U.S. Panel Suggests Research Into Causes and Prevalence of Health Issues Facing Gays
The New York Times
By ROBERT PEAR
Published: March 31, 2011
WASHINGTON — The federal government should systematically collect demographic data on gay, lesbian and transgender people and should conduct biomedical research to understand why they are more likely to have certain chronic conditions, the National Academy of Sciences said Thursday.
In a report requested by the National Institutes of Health, the academy proposed an ambitious research agenda to investigate the prevalence and causes of obesity, depression, cancer, heart disease and other conditions among gay people.

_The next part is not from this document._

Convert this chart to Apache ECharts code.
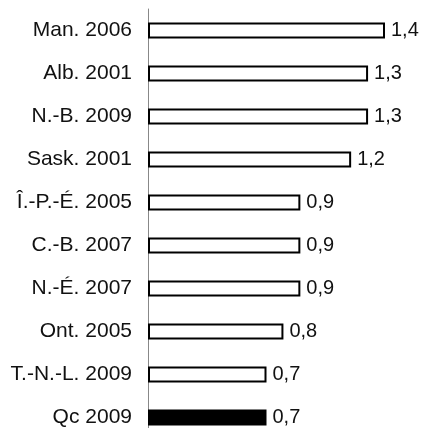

Federal officials had asked the academy’s Institute of Medicine to identify gaps in research on the health of gay Americans. Dr. Robert O. Graham, the chairman of the panel that did the study, said that was impossible.
“The available evidence on the health of lesbian, gay, bisexual and transgender people is sparse,” said Dr. Graham, a professor of family medicine at the University of Cincinnati. “Researchers need to do much more than simply filling gaps.”
The panel, appointed by the Institute of Medicine, said the government should finance research to develop standardized measures of sexual orientation and gender identity — “one’s basic sense of being a man, woman or other gender, such as transgender.”
Gay people often face “barriers to equitable health care,” decline to seek care in times of need and receive substandard care when they seek it, the report said.